Malina Village Pamporovo

It’s a lovely sunny day in December and we have just arrived in Pamporovo after a four hour drive from Sofia. There isn’t much snow around so we’re a bit worried about our ski lessons but we head straight over to the ski school to find out. We go inside a cosy restaurant with a log fire and see around 20 people in ski gear all enjoying lunch. We meet the owner of Interski and he tells us that there’s enough snow on the mountains so we should get changed and be ready to start our lesson at 1pm. Excited and very nervous we go to find our accommodation. We’ve booked a cabin in the Malina Village. The website showed gorgeous wooden cabins in the forest surrounded by snow, a typical ski retreat. On arrival, aside from the minimal snow, we were not disappointed. We checked in at reception (another wood cabin) and were directed to ours, number 14. A short walk and we were at our front door. Inside the cabin was basic but warm and perfect for 4 people. Downstairs, there’s a small living room area with sofas and tables, a mini kitchen and a good size bathroom. Then climb the narrow wooden staircase and you will find two bedrooms, both with just enough space for the beds, no room to stand but very cosy nonetheless.
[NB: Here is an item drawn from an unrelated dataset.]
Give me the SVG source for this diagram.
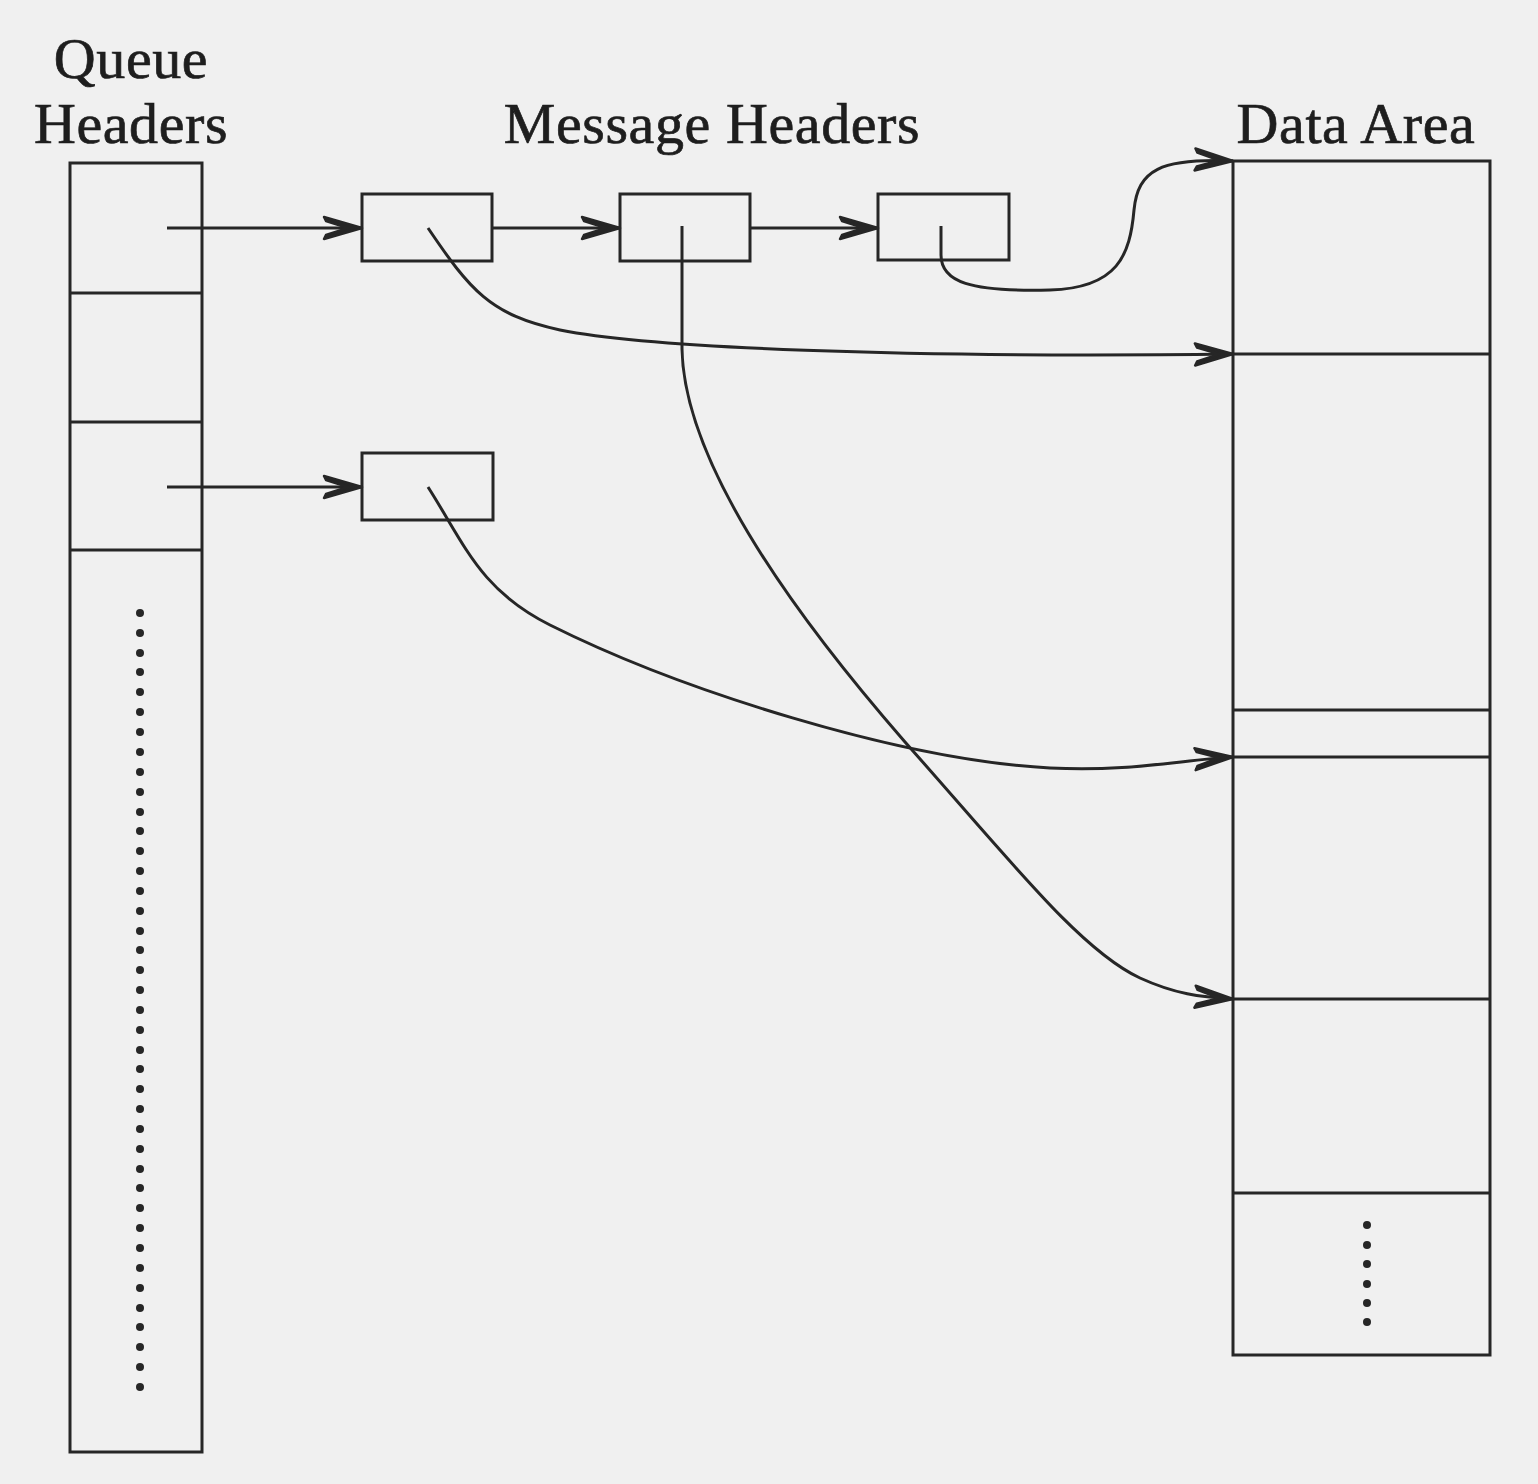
<svg xmlns="http://www.w3.org/2000/svg" width="1538" height="1484" viewBox="0 0 1538 1484">
<style>
.box{fill:none;stroke:#262626;stroke-width:3}
.ln{fill:none;stroke:#262626;stroke-width:3}
.conn{fill:none;stroke:#262626;stroke-width:3}
.lbl{font-family:"Liberation Serif","Times New Roman",serif;font-size:58px;fill:#1e1e1e;stroke:#1e1e1e;stroke-width:0.7;text-anchor:middle;letter-spacing:0.6px}
.dot{fill:#262626}
</style>
<defs>
<marker id="ah" markerUnits="userSpaceOnUse" markerWidth="50" markerHeight="30" viewBox="-42 -15 46 30" refX="0" refY="0" orient="auto">
<path d="M0,0 L-38,-11 L-36,-7 L-14,0 L-36,7 L-38,11 Z" fill="#262626" stroke="#262626" stroke-width="2.5" stroke-linejoin="round"/>
</marker>
</defs>
<rect width="1538" height="1484" fill="#f0f0f0"/>

<g id="labels">
<text class="lbl" x="131" y="78">Queue</text>
<text class="lbl" x="131" y="143">Headers</text>
<text class="lbl" x="712" y="143">Message Headers</text>
<text class="lbl" x="1356" y="143">Data Area</text>
</g>

<g id="queue-headers">
<rect class="box" x="70" y="163" width="132" height="1289"/>
<line class="ln" x1="70" y1="293" x2="202" y2="293"/>
<line class="ln" x1="70" y1="422" x2="202" y2="422"/>
<line class="ln" x1="70" y1="550" x2="202" y2="550"/>
<g id="queue-dots">
<circle class="dot" cx="140" cy="613" r="4"/><circle class="dot" cx="140" cy="633" r="4"/><circle class="dot" cx="140" cy="653" r="4"/><circle class="dot" cx="140" cy="672" r="4"/><circle class="dot" cx="140" cy="692" r="4"/><circle class="dot" cx="140" cy="712" r="4"/><circle class="dot" cx="140" cy="732" r="4"/><circle class="dot" cx="140" cy="752" r="4"/><circle class="dot" cx="140" cy="772" r="4"/><circle class="dot" cx="140" cy="792" r="4"/><circle class="dot" cx="140" cy="812" r="4"/><circle class="dot" cx="140" cy="831" r="4"/><circle class="dot" cx="140" cy="851" r="4"/><circle class="dot" cx="140" cy="871" r="4"/><circle class="dot" cx="140" cy="891" r="4"/><circle class="dot" cx="140" cy="911" r="4"/><circle class="dot" cx="140" cy="931" r="4"/><circle class="dot" cx="140" cy="950" r="4"/><circle class="dot" cx="140" cy="970" r="4"/><circle class="dot" cx="140" cy="990" r="4"/><circle class="dot" cx="140" cy="1010" r="4"/><circle class="dot" cx="140" cy="1030" r="4"/><circle class="dot" cx="140" cy="1050" r="4"/><circle class="dot" cx="140" cy="1069" r="4"/><circle class="dot" cx="140" cy="1089" r="4"/><circle class="dot" cx="140" cy="1109" r="4"/><circle class="dot" cx="140" cy="1129" r="4"/><circle class="dot" cx="140" cy="1149" r="4"/><circle class="dot" cx="140" cy="1169" r="4"/><circle class="dot" cx="140" cy="1188" r="4"/><circle class="dot" cx="140" cy="1208" r="4"/><circle class="dot" cx="140" cy="1228" r="4"/><circle class="dot" cx="140" cy="1248" r="4"/><circle class="dot" cx="140" cy="1268" r="4"/><circle class="dot" cx="140" cy="1288" r="4"/><circle class="dot" cx="140" cy="1308" r="4"/><circle class="dot" cx="140" cy="1327" r="4"/><circle class="dot" cx="140" cy="1347" r="4"/><circle class="dot" cx="140" cy="1367" r="4"/><circle class="dot" cx="140" cy="1387" r="4"/>
</g>
</g>

<g id="msg1"><rect class="box" x="362" y="194" width="130" height="67"/></g>
<g id="msg2"><rect class="box" x="620" y="194" width="130" height="67"/></g>
<g id="msg3"><rect class="box" x="878" y="194" width="131" height="66"/></g>
<g id="msg4"><rect class="box" x="362" y="453" width="131" height="67"/></g>

<g id="data-area">
<rect class="box" x="1233" y="161" width="257" height="1194"/>
<line class="ln" x1="1233" y1="354" x2="1490" y2="354"/>
<line class="ln" x1="1233" y1="710" x2="1490" y2="710"/>
<line class="ln" x1="1233" y1="757" x2="1490" y2="757"/>
<line class="ln" x1="1233" y1="999" x2="1490" y2="999"/>
<line class="ln" x1="1233" y1="1193" x2="1490" y2="1193"/>
<g id="data-dots">
<circle class="dot" cx="1367" cy="1225" r="4"/><circle class="dot" cx="1367" cy="1245" r="4"/><circle class="dot" cx="1367" cy="1264" r="4"/><circle class="dot" cx="1367" cy="1284" r="4"/><circle class="dot" cx="1367" cy="1303" r="4"/><circle class="dot" cx="1367" cy="1322" r="4"/>
</g>
</g>

<g id="connectors">
<line class="conn" x1="167" y1="228" x2="362" y2="228" marker-end="url(#ah)"/>
<line class="conn" x1="492" y1="228" x2="620" y2="228" marker-end="url(#ah)"/>
<line class="conn" x1="750" y1="228" x2="878" y2="228" marker-end="url(#ah)"/>
<line class="conn" x1="167" y1="487" x2="362" y2="487" marker-end="url(#ah)"/>
<path class="conn" d="M941,226 L941,255 C941,282 970,292 1050,290 C1118,288 1130,255 1134,210 C1138,170 1160,158 1233,161" marker-end="url(#ah)"/>
<path class="conn" d="M428,228 C470,290 490,315 560,330 C650,348 900,358 1233,354" marker-end="url(#ah)"/>
<path class="conn" d="M682,226 L682,349 C684,460 790,610 905,742 C1010,860 1080,950 1140,978 C1175,994 1200,997 1233,999" marker-end="url(#ah)"/>
<path class="conn" d="M428,487 C465,545 480,590 550,625 C680,690 900,760 1050,768 C1130,772 1180,760 1233,757" marker-end="url(#ah)"/>
</g>
</svg>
After admiring our new temporary home we change into our ski gear and decide to grab some lunch before we start our lesson. Although Pamporovo is quite a small town there’s plenty of choice when it comes to eating out and we opt for one of the small restaurants in the centre. Surprisingly they served a delicious English breakfast, just what we needed to fuel us for the task ahead!

Interski Apres ski bar

Interski Apres ski bar

The first thing you need to know if you’ve never skied before is that the boots are heavy. When I say heavy, I mean you can barely lift your legs once you’ve put them on! I immediately felt that this was not going to be for me, leaving the ski rental shop carrying my skis and walking like Herman Munster, I was actually full of fear. A few minutes walk and we were on the snow, a relief from walking in the boots washed over me but this was soon replaced by a new fear, I now had to put on the skis! With some help from my instructor I was clipped in and ready to go and when I say go, I mean stand in one spot and hope that no one would knock me over! We’d booked the instructor just for us three, the fourth member of our group was already an expert and while we were figuring out how to put on our boots he’d already got halfway up the mountain with his snowboard! So our lesson began, and much to my despair the first thing we were asked to do was fall over. Now, I’m clearly no expert, but I was kind of hoping that falling over would be avoided as much as possible! I protested but was informed that it’s an important part of learning, so that you can fall without hurting yourself (something that became incredibly useful later!). After this, we began the usual routine, how to bend your knees and how to slide and stop. I actually found it easier than I thought I would although at this point I am on a slope full of five year olds so I can’t really be too proud of myself! After two hours the lesson was over and exhausted we went back to the cosy après-ski bar for a much needed beer. The next day followed very much the same routine and by the end of it I felt ready for the mountain, a big, brave step for me! Now, one of my group, a very good friend of mine was not finding it quite so easy. After day two, she was still struggling to even stop and at one point had quite an epic crash, taking the instructor with her. It was the baby slope so no injuries occurred although the instructor did tell her that she wasn’t ready for the big slope and needed a private lesson the next day, it was either that or a refund, something that we found hilarious, she’d been kicked out of our ski class, brilliant! She wasn’t too upset; after all, she’d not taken to it anyway and was quite happy to relax in the bar.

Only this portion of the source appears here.